En esta escena tan compleja, la crisis diplomática propiciada por el grave error de Pedro Sánchez no la han aprovechado las fuerzas políticas catalanas para marcar perfil propio y presentar una política diferenciada hacia Israel ni para abrir un debate sobre la cuestión que habría podido resultar muy interesante. No debía tener nada que ver con un hipotético reconocimiento de Catalunya como estado independiente que algunos diputados israelíes han esgrimido para pagar a España con la misma moneda. En el contexto geopolítico actual, un planteamiento así talmente parece una boutade, aparte de ser, por descontado, una manera de hacer la murga al presidente del gobierno español. Pero sí que desde Catalunya se habrían podido dar pasos en el diseño de una estrategia específica y diferente a la de España. En cambio, se ha hecho exactamente lo contrario y los partidos catalanes se han limitado, por un lado, a hacer seguidismo del líder del PSOE y, por otro, a promover boicots absurdos e irracionales contra todo lo que lleve la etiqueta de israelí.

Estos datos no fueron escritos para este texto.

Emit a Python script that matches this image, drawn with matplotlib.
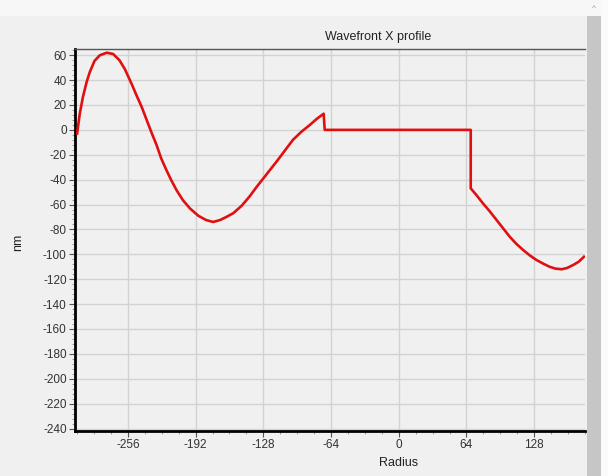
import numpy as np
import matplotlib.pyplot as plt
from matplotlib.patches import Rectangle
from matplotlib.ticker import MultipleLocator

# Wavefront X profile
radius = [-304, -301.5, -298.5, -295, -292, -287.5, -282.5, -276, -270, -264,
          -259, -252.5, -248, -243, -238.5, -234, -229, -224.5, -219.5, -215,
          -210, -204, -197.5, -189.5, -182, -175.5, -169, -163, -156.5, -148.5,
          -141, -134.5, -128, -122, -115.5, -108, -100, -92, -84, -78, -71,
          -70, 68, 68, 73.5, 79.5, 86, 92.5, 98.5, 105, 111, 117.5, 124, 130,
          136.5, 142.5, 148, 154, 159, 165, 170, 175]
wavefront = [-3, 13, 26.5, 38.5, 46.5, 55.5, 60, 62, 61, 56,
             49, 37, 28, 18.5, 8.5, -1.5, -12, -23, -32.5, -40.5,
             -48.5, -56.5, -63, -69, -72.5, -74, -72.5, -70, -67, -61,
             -53.5, -46, -39, -32.5, -25.5, -17, -8, -1.5, 4, 8.5, 13,
             0, 0, -47, -52.5, -59, -65.5, -72.5, -79, -86, -91.5, -96.5, -101, -104.5,
             -107.5, -110, -111.5, -112, -111, -108.5, -106, -102]

x_ticks = [-256, -192, -128, -64, 0, 64, 128]
y_ticks = list(range(-240, 61, 20))

bg = '#f0f0f0'
plt.rcParams['font.family'] = ['Liberation Sans', 'DejaVu Sans']
plt.rcParams['axes.unicode_minus'] = False

fig = plt.figure(figsize=(6.08, 4.76), dpi=100, facecolor=bg)
ax = fig.add_axes([75/608, 1-431/476, 510/608, 382/476], facecolor=bg)

ax.plot(radius, wavefront, color='#e01010', lw=1.9, solid_joinstyle='round', zorder=3)

ax.set_xlim(-306, 176)
ax.set_ylim(-242, 65)
ax.set_xticks(x_ticks)
ax.set_yticks(y_ticks)
ax.xaxis.set_minor_locator(MultipleLocator(16))
ax.yaxis.set_minor_locator(MultipleLocator(4))
ax.grid(True, which='major', color='#d2d2d2', lw=1)
ax.tick_params(which='major', length=4, width=0.8, color='#555555',
               labelsize=8.5, labelcolor='#333333', pad=2)
ax.tick_params(which='minor', length=2, width=0.6, color='#888888')

for s in ['left', 'bottom']:
    ax.spines[s].set_linewidth(2)
    ax.spines[s].set_color('black')
ax.spines['top'].set_linewidth(1)
ax.spines['top'].set_color('#555555')
ax.spines['right'].set_visible(False)

fig.text(378/608, 1-37/476, 'Wavefront X profile', ha='center', va='center',
         fontsize=9, color='#222222')
fig.text(399/608, 1-463/476, 'Radius', ha='center', va='center',
         fontsize=9, color='#222222')
fig.text(18/608, 1-242/476, 'nm', ha='center', va='center', rotation=90,
         fontsize=9, color='#222222')

# window chrome: top strip and scrollbar
fig.patches.append(Rectangle((0, 1-16/476), 1, 16/476, transform=fig.transFigure,
                             facecolor='#f7f7f7', edgecolor='none', zorder=0))
fig.patches.append(Rectangle((587/608, 0), 14/608, 1-16/476, transform=fig.transFigure,
                             facecolor='#c6c6c6', edgecolor='none'))
fig.patches.append(Rectangle((601/608, 0), 7/608, 1, transform=fig.transFigure,
                             facecolor='#fafafa', edgecolor='none'))
fig.text(594/608, 1-8/476, '^', ha='center', va='center', fontsize=6, color='#999999')

fig.savefig('out.png', dpi=100, facecolor=bg)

Ni siquiera en JxCat, que como fuerza heredera de CiU debería ser más sensible a una posición que históricamente ha sido de apoyo a Israel, se ha sabido jugar las cartas adecuadamente ni se ha dado ningún paso decidido para romper esta dinámica perversa. Al revés, se ha limitado a reprochar a Pedro Sánchez la contradicción que supone reconocer el derecho de autodeterminación de Palestina y no hacer lo mismo con el de Catalunya y Kosovo, cuando en el escenario del conflicto arabo-israelí no era este el discurso que tocaba. ¿Nadie se acuerda de que en 2017, tras el referéndum del Primer d’Octubre, Israel fue de los pocos que lanzó un guiño a Catalunya y no aceptó la presión del gobierno español, entonces en manos del PP y presidido por Mariano Rajoy, para que condenara el proceso independentista que había en marcha en aquellos momentos, mientras los palestinos corrían a abrazar la sacrosanta unidad de España?
"Siempre nos quedará Andorra", podrían proclamar los catalanes partidarios de respaldar a Israel, parafraseando el "siempre nos quedará París" que Rick (Humphrey Bogart) susurra a Ilsa (Ingrid Bergman) antes de subir al avión en la escena final de la mítica película de Michael Curtiz Casablanca. Y es que Andorra ha decidido que no reconocerá el estado de Palestina, que con el apoyo que dio a su entrada como miembro de pleno derecho de la ONU de momento ya basta y que más adelante ya se verá.